Gopinath Sutendra, who has been awarded the Chair in Cardio-Oncology for Alberta Innovates, says the grant “allows me to dive into top-tier research.” (Submitted)

A health scientist who grew up in the N.W.T. has been awarded a $2.1-million grant to research why some chemotherapies lead to heart failure.

Gopinath Sutendra is going to look at chemotherapy drugs under the microscope and study their exact molecular pathways. He wants to see how something that can help fight cancer can also cause so much damage to the heart.

“A lot of cancer therapies are beneficial against the tumour, but a subset of these have to be discontinued in patients because (people) go on to develop heart failure and we don’t know why,” said Sutendra, who has also been awarded Chair of Cardio-Oncology for Alberta Innovates.

According to Statistics Canada, 40,000 people die of cardiac arrest in Canada every year. That’s one person every 13 minutes.

Sutendra says the grant allows him to dive into his “top-tier research” right away, rather than waiting to establish funding and then starting the research months down the road.

He wants his research to not only find a way to protect the heart, but also improve the effects some chemo drugs have on tumours.

‘Appreciating science’

Sutendra recalls his high school chemistry teacher Miss Ryan, who helped him appreciate the practicality of science.

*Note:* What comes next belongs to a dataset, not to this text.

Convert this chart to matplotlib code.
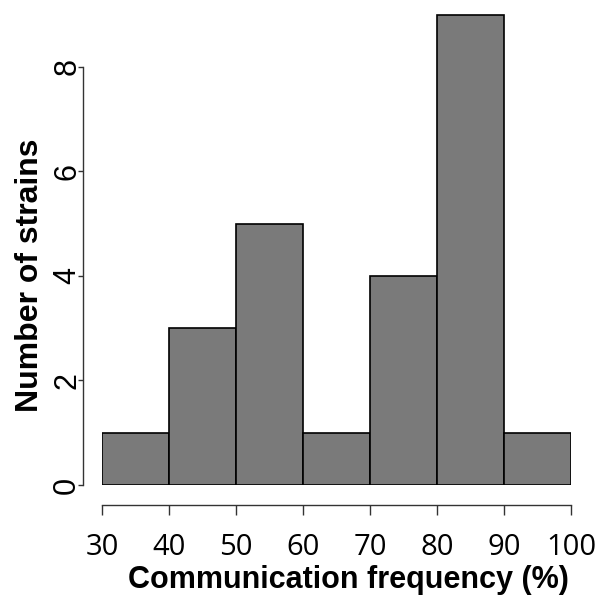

After graduating from St. Patrick’s High School in Yellowknife, Sutendra went on to study biochemistry. He got his PhD in cardiovascular medicine, wanting to become more “clinically relevant.”

Sutendra says going to school in the North didn’t restrict his learning at all.

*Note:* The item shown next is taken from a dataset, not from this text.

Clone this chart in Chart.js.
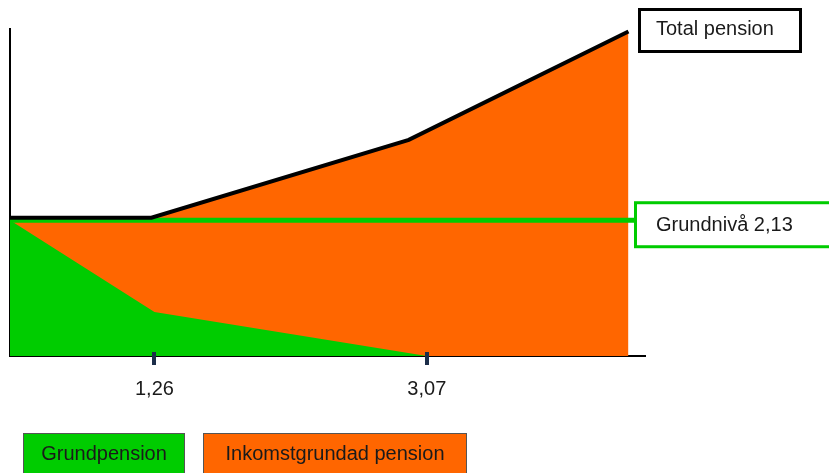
<!DOCTYPE html>
<html>
<head>
<meta charset="utf-8">
<script src="https://cdn.jsdelivr.net/npm/chart.js@4/dist/chart.umd.min.js"></script>
<style>
  html,body{margin:0;padding:0;background:#fff;}
  #wrap{position:relative;width:829px;height:473px;}
</style>
</head>
<body>
<div id="wrap"><canvas id="c" width="829" height="473"></canvas></div>
<script>
// schematic values (income on x, pension on y)
const grundX=[0.3,1.26,3.07];
const grundY=[2.13,0.69,0];
const totalX=[0.3,1.24,2.95,4.41];
const totalY=[2.17,2.17,3.39,5.09];
const levelX=[0.3,4.45];
const levelY=[2.13,2.13];
const tickValues=[1.26,3.07];
const tickLabels=['1,26','3,07'];
const seriesNames=['Grundpension','Inkomstgrundad pension'];
const levelLabel='Grundnivå 2,13';
const totalLabel='Total pension';

const GREEN='#00cc00', ORANGE='#ff6600', TXT='#1a1a1a';
const pts=(xs,ys)=>xs.map((x,i)=>({x,y:ys[i]}));

const overlay={
  id:'overlay',
  afterDraw(chart){
    const {ctx}=chart, xs=chart.scales.x, ys=chart.scales.y;
    ctx.save();
    // tick marks across the axis
    ctx.fillStyle='#1c2e4a';
    tickValues.forEach(v=>{
      const px=xs.getPixelForValue(v);
      ctx.fillRect(Math.round(px)-2,ys.bottom-4,4,13);
    });
    ctx.font='20px "Liberation Sans", Arial, sans-serif';
    ctx.textBaseline='middle';
    ctx.fillStyle=TXT;
    ctx.textAlign='center';
    tickLabels.forEach((t,i)=>{
      ctx.fillText(t,xs.getPixelForValue(tickValues[i]),ys.bottom+33);
    });
    // Total pension box
    ctx.lineWidth=3;
    ctx.strokeStyle='#000';
    ctx.fillStyle='#fff';
    ctx.fillRect(639,9,162,43);
    ctx.strokeRect(639.5,9.5,161,42);
    ctx.fillStyle=TXT;
    ctx.textAlign='left';
    ctx.fillText(totalLabel,656,29);
    // Grundnivå box
    const ly=ys.getPixelForValue(levelY[0]);
    ctx.strokeStyle=GREEN;
    ctx.fillStyle='#fff';
    ctx.fillRect(635,ly-18,200,45);
    ctx.strokeRect(635.5,ly-17.5,200,44);
    ctx.fillStyle=TXT;
    ctx.fillText(levelLabel,656,ly+5);
    // legend boxes
    const boxes=[[24,160,GREEN],[204,262,ORANGE]];
    ctx.lineWidth=1;
    ctx.strokeStyle='#555';
    ctx.textAlign='center';
    boxes.forEach((b,i)=>{
      ctx.fillStyle=b[2];
      ctx.fillRect(b[0],434,b[1],45);
      ctx.strokeRect(b[0]-0.5,433.5,b[1]+1,46);
      ctx.fillStyle=TXT;
      ctx.fillText(seriesNames[i],b[0]+b[1]/2,454);
    });
    ctx.restore();
  }
};

new Chart(document.getElementById('c'),{
  type:'scatter',
  data:{datasets:[
    {label:'Total',data:pts(totalX,totalY),showLine:true,borderColor:'#000',borderWidth:4,pointRadius:0,fill:false,order:0},
    {label:'Grundnivå',data:pts(levelX,levelY),showLine:true,borderColor:GREEN,borderWidth:5,pointRadius:0,fill:false,order:1},
    {label:seriesNames[0],data:pts(grundX,grundY),showLine:true,borderColor:GREEN,borderWidth:0,backgroundColor:GREEN,pointRadius:0,fill:'origin',order:2},
    {label:seriesNames[1],data:pts(totalX,totalY),showLine:true,borderColor:ORANGE,borderWidth:0,backgroundColor:ORANGE,pointRadius:0,fill:'origin',order:3}
  ]},
  options:{
    responsive:false,animation:false,
    layout:{padding:{left:10,top:29,right:184,bottom:117}},
    plugins:{legend:{display:false},tooltip:{enabled:false}},
    scales:{
      x:{type:'linear',min:0.3,max:4.52,
        grid:{display:false,drawTicks:false},ticks:{display:false},
        border:{display:true,color:'#000',width:2}},
      y:{type:'linear',min:0,max:5.13,
        grid:{display:false,drawTicks:false},ticks:{display:false},
        border:{display:true,color:'#000',width:2}}
    }
  },
  plugins:[overlay]
});
</script>
</body>
</html>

“Sometimes we feel we’re not as educated or our systems maybe aren’t as good as those in the southern provinces, but they are. They’re really good,” Sutendra said.

‘A close, connected place’

Sutendra says even though he’s not living in the North now, it’s still important to him. 

His parents moved from Sri Lanka to Canada in 1981, eventually settling in Inuvik, N.W.T.,  and then in Yellowknife. 

“We just loved the closeness to nature [in the N.W.T.,] the close-knit communities, and so we just had a great experience.”

Sutendra’s parents still live in Yellowknife and he brings his children up at least once a year.